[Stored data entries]
________________________________________

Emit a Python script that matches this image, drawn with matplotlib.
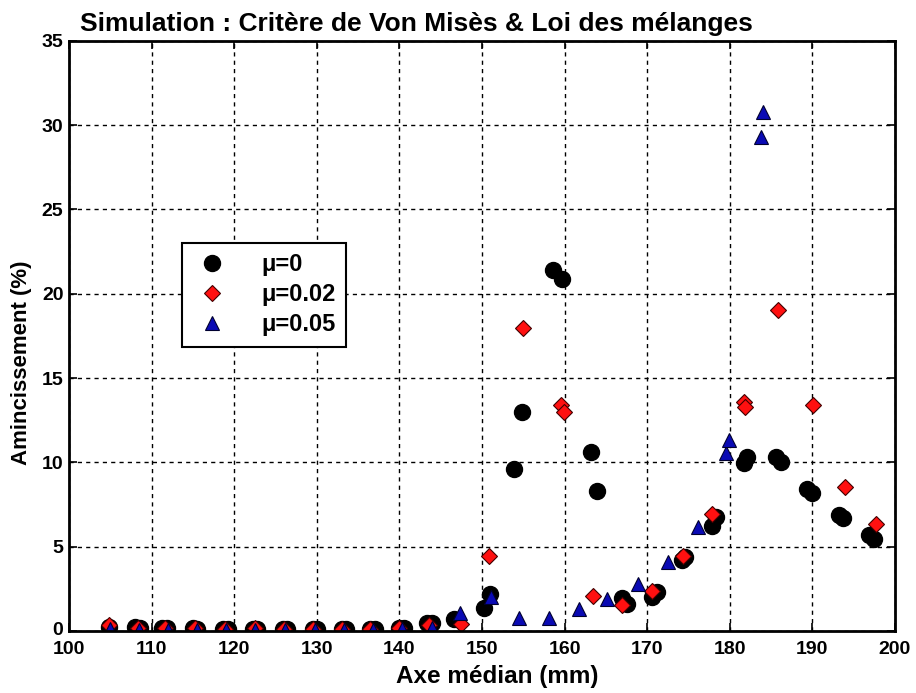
import matplotlib
matplotlib.use("Agg")
import matplotlib.pyplot as plt
import matplotlib.transforms as mtransforms

# --- data ---
x_mu0 = [104.8, 108.0, 108.6, 111.3, 111.9, 115.0, 115.5, 118.7, 119.2, 122.3,
         122.8, 125.9, 126.4, 129.5, 130.0, 133.0, 133.5, 136.5, 137.0, 140.0,
         140.6, 143.4, 144.0, 146.6, 150.2, 151.0, 153.9, 154.9, 158.6, 159.7,
         163.2, 163.9, 166.9, 167.6, 170.6, 171.2, 174.2, 174.6, 177.8, 178.3,
         181.7, 182.1, 185.6, 186.2, 189.4, 190.0, 193.2, 193.7, 196.9, 197.5]
y_mu0 = [0.25, 0.22, 0.2, 0.2, 0.18, 0.15, 0.13, 0.12, 0.12, 0.12,
         0.12, 0.12, 0.12, 0.12, 0.12, 0.12, 0.12, 0.12, 0.12, 0.15,
         0.2, 0.45, 0.5, 0.7, 1.39, 2.2, 9.6, 12.96, 21.4, 20.9,
         10.6, 8.33, 1.98, 1.6, 2.0, 2.3, 4.2, 4.4, 6.25, 6.74,
         9.96, 10.3, 10.3, 10.05, 8.43, 8.17, 6.89, 6.7, 5.7, 5.46]

x_mu002 = [104.8, 108.3, 111.6, 115.2, 118.9, 122.5, 126.0, 129.6, 133.1, 136.5,
           140.0, 143.6, 147.5, 150.9, 155.0, 159.6, 159.9, 163.4, 167.0, 170.6,
           174.4, 177.8, 181.7, 181.9, 185.9, 190.1, 193.9, 197.7]
y_mu002 = [0.35, 0.2, 0.2, 0.15, 0.12, 0.15, 0.12, 0.12, 0.12, 0.12,
           0.15, 0.35, 0.43, 4.46, 18.0, 13.4, 12.96, 2.08, 1.53, 2.38,
           4.47, 6.95, 13.6, 13.3, 19.05, 13.4, 8.53, 6.35]

x_mu005 = [105.0, 108.5, 112.0, 115.5, 119.0, 122.5, 126.2, 129.8, 133.3, 136.8,
           140.3, 143.9, 147.4, 151.1, 154.5, 158.1, 161.7, 165.2, 168.9, 172.5,
           176.1, 179.6, 179.9, 183.8, 184.0]
y_mu005 = [0.1, 0.08, 0.08, 0.07, 0.07, 0.07, 0.07, 0.07, 0.07, 0.07,
           0.1, 0.2, 1.09, 2.0, 0.79, 0.79, 1.29, 1.92, 2.78, 4.07,
           6.15, 10.55, 11.3, 29.27, 30.8]

x_ticks = list(range(100, 201, 10))
y_ticks = list(range(0, 36, 5))

plt.rcParams["font.family"] = ["Liberation Sans", "DejaVu Sans"]

fig = plt.figure(figsize=(9.16, 6.93), dpi=100)
ax = fig.add_axes([0.0753, 0.0895, 0.9017, 0.8515])

ax.plot(x_mu0, y_mu0, "o", color="black", markersize=11.5, label="\u03bc=0")
ax.plot(x_mu002, y_mu002, "D", color="#ff1010", markeredgecolor="#400000",
        markersize=8.5, markeredgewidth=0.8, label="\u03bc=0.02")
ax.plot(x_mu005, y_mu005, "^", color="#0a0ab4", markeredgecolor="#000030",
        markersize=10, markeredgewidth=0.8, label="\u03bc=0.05")

ax.set_xlim(100, 200)
ax.set_ylim(0, 35)
ax.set_xticks(x_ticks)
ax.set_yticks(y_ticks)
ax.grid(True, color="black", linestyle=(0, (3, 3)), linewidth=1.0)
ax.tick_params(direction="in", length=6, width=1.2, top=True, right=True,
               labelsize=14)
ax.tick_params(axis="x", pad=7)
ax.tick_params(axis="y", pad=4)
for lbl in ax.get_xticklabels() + ax.get_yticklabels():
    lbl.set_fontweight("bold")
for sp in ax.spines.values():
    sp.set_linewidth(2)

# nudge the "0" label up a little so it clears the "100" below it
zero_lbl = ax.get_yticklabels()[0]
zero_lbl.set_transform(zero_lbl.get_transform() +
                       mtransforms.ScaledTranslation(0, 2 / 72, fig.dpi_scale_trans))

ax.set_xlabel("Axe m\u00e9dian (mm)", fontsize=17.5, fontweight="bold", labelpad=0)
ax.xaxis.set_label_coords(0.518, -0.057)
ax.set_ylabel("Amincissement (%)", fontsize=16, fontweight="bold")
ax.yaxis.set_label_coords(-0.045, 0.454)
fig.text(0.087, 0.966, "Simulation : Crit\u00e8re de Von Mis\u00e8s & Loi des m\u00e9langes",
         fontsize=19, fontweight="bold", ha="left", va="center")

leg = ax.legend(loc="upper left", bbox_to_anchor=(0.137, 0.658), borderaxespad=0,
                fancybox=False, edgecolor="black", framealpha=1, fontsize=17,
                handletextpad=1.3, borderpad=0.45, labelspacing=0.3,
                handlelength=1.6, markerscale=1.0)
leg.get_frame().set_linewidth(1.5)
for t in leg.get_texts():
    t.set_fontweight("bold")

fig.savefig("out.png", dpi=100)
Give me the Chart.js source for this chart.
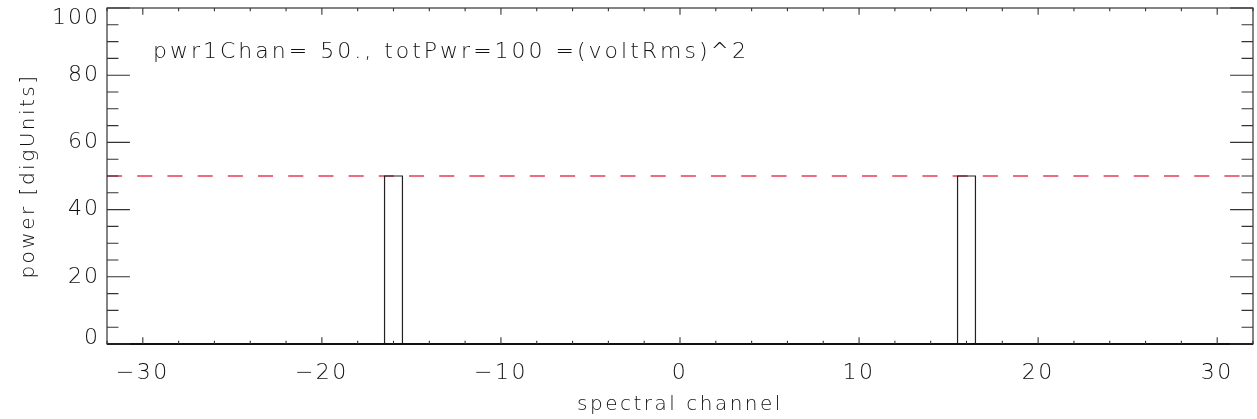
<!DOCTYPE html>
<html>
<head>
<meta charset="utf-8">
<script src="https://cdn.jsdelivr.net/npm/chart.js@4.4.1/dist/chart.umd.min.js"></script>
<style>
    html, body { margin: 0; padding: 0; background: #fff; }
    #wrap { width: 1257px; height: 419px; }
</style>
</head>
<body>
<div id="wrap"><canvas id="spectrumChart" width="1257" height="419"></canvas></div>
<script>
// spectrum values
const channels = [-16, 16];
const power = [50, 50];
const binWidth = 1;
const pwr1Chan = 50;
const totPwr = 100;
const xRange = [-32, 32];
const yRange = [0, 100];
const xMajor = 10, xMinor = 2;
const yMajor = 20, yMinor = 5;

const FONT = "'DejaVu Sans', sans-serif";
const INK = '#111';

window.addEventListener('load', initialize);

function initialize() {
    loadSpectrumChart();
}

// IDL prints a real minus sign
function fmtTick(v) {
    return v < 0 ? '\u2212' + Math.abs(v) : String(v);
}

// outline of each histogram bin (psym=10 look)
function binOutline() {
    const pts = [];
    for (let i = 0; i < channels.length; i++) {
        const lo = channels[i] - binWidth / 2;
        const hi = channels[i] + binWidth / 2;
        pts.push({ x: lo, y: 0 }, { x: lo, y: power[i] }, { x: hi, y: power[i] }, { x: hi, y: 0 }, { x: NaN, y: NaN });
    }
    return pts;
}

// Hershey font is wide, fake it with letter spacing
const spacing = {
    id: 'spacing',
    beforeDraw(chart) { chart.ctx.letterSpacing = '2.5px'; }
};

// IDL style box: ticks pointing inward on all four sides
const idlBox = {
    id: 'idlBox',
    afterDatasetsDraw(chart) {
        const { ctx, chartArea: a, scales: { x, y } } = chart;
        const w = a.right - a.left, h = a.bottom - a.top;
        ctx.save();
        ctx.strokeStyle = '#333';
        ctx.lineWidth = 1.2;
        ctx.strokeRect(a.left, a.top, w, h);
        ctx.strokeStyle = INK;
        ctx.lineWidth = 1.8;
        ctx.beginPath();
        ctx.moveTo(a.left, a.bottom); ctx.lineTo(a.right, a.bottom);
        ctx.stroke();

        ctx.strokeStyle = '#333';
        ctx.lineWidth = 1.1;
        ctx.beginPath();
        for (let v = Math.ceil(xRange[0] / xMinor) * xMinor; v <= xRange[1]; v += xMinor) {
            const len = (v % xMajor === 0) ? 0.02 * h : 0.01 * h;
            const px = x.getPixelForValue(v);
            ctx.moveTo(px, a.bottom); ctx.lineTo(px, a.bottom - len);
            ctx.moveTo(px, a.top); ctx.lineTo(px, a.top + len);
        }
        for (let v = yRange[0]; v <= yRange[1]; v += yMinor) {
            const len = (v % yMajor === 0) ? 0.02 * w : 0.01 * w;
            const py = y.getPixelForValue(v);
            ctx.moveTo(a.left, py); ctx.lineTo(a.left + len, py);
            ctx.moveTo(a.right, py); ctx.lineTo(a.right - len, py);
        }
        ctx.stroke();

        // y tick labels, kept inside the axis range like IDL does
        ctx.fillStyle = INK;
        ctx.font = `200 22px ${FONT}`;
        ctx.letterSpacing = '2px';
        ctx.textAlign = 'right';
        ctx.textBaseline = 'middle';
        for (const t of y.ticks) {
            let py = y.getPixelForValue(t.value);
            py = Math.min(Math.max(py, a.top + 10), a.bottom - 6);
            ctx.fillText(fmtTick(t.value), a.left - 7, py);
        }

        // annotation
        ctx.font = `200 22px ${FONT}`;
        ctx.letterSpacing = '3px';
        ctx.textAlign = 'left';
        ctx.textBaseline = 'alphabetic';
        ctx.fillText(`pwr1Chan= ${pwr1Chan}., totPwr=${totPwr} =(voltRms)^2`, a.left + 46, a.top + 50);
        ctx.restore();
    }
};

function loadSpectrumChart() {
    const ctx = document.getElementById('spectrumChart').getContext('2d');
    new Chart(ctx, {
        type: 'line',
        data: {
            datasets: [{
                label: 'power',
                data: binOutline(),
                borderColor: '#222',
                borderWidth: 1.2,
                pointRadius: 0,
                fill: false,
                spanGaps: false,
                tension: 0
            }, {
                label: 'pwr1Chan',
                data: [{ x: xRange[0], y: pwr1Chan }, { x: xRange[1], y: pwr1Chan }],
                borderColor: '#e63c5a',
                borderWidth: 1.4,
                borderDash: [15.1, 15.1],
                pointRadius: 0,
                fill: false
            }]
        },
        options: {
            responsive: false,
            animation: false,
            layout: { padding: { top: 8, right: 4, left: 0, bottom: 0 } },
            plugins: { legend: { display: false }, tooltip: { enabled: false } },
            scales: {
                x: {
                    type: 'linear',
                    min: xRange[0],
                    max: xRange[1],
                    grid: { display: false, drawTicks: false },
                    border: { display: false },
                    ticks: {
                        stepSize: xMajor,
                        includeBounds: false,
                        padding: 16,
                        color: INK,
                        maxRotation: 0,
                        callback: v => fmtTick(v),
                        font: { family: FONT, size: 22, weight: 200 }
                    },
                    title: {
                        display: true,
                        text: 'spectral channel',
                        color: INK,
                        padding: { top: 0, bottom: 2 },
                        font: { family: FONT, size: 20, weight: 200 }
                    },
                    afterFit(scale) { scale.height = 75; }
                },
                y: {
                    type: 'linear',
                    min: yRange[0],
                    max: yRange[1],
                    grid: { display: false, drawTicks: false },
                    border: { display: false },
                    ticks: { stepSize: yMajor, display: false },
                    title: {
                        display: true,
                        text: 'power [digUnits]',
                        color: INK,
                        padding: { top: 17, bottom: 0 },
                        font: { family: FONT, size: 20, weight: 200 }
                    },
                    afterFit(scale) { scale.width = 107; }
                }
            }
        },
        plugins: [spacing, idlBox]
    });
}
</script>
</body>
</html>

________________________________________

◆ **Problem details**:
Everything from the first line of the entries through the line that contains "import matplotlib.transforms as mtransforms" is to be reproduced exactly, except the pictures.

◆ **The answer**:
Emit a Python script that matches this image, drawn with matplotlib.
import matplotlib
matplotlib.use("Agg")
import matplotlib.pyplot as plt
import matplotlib.transforms as mtransforms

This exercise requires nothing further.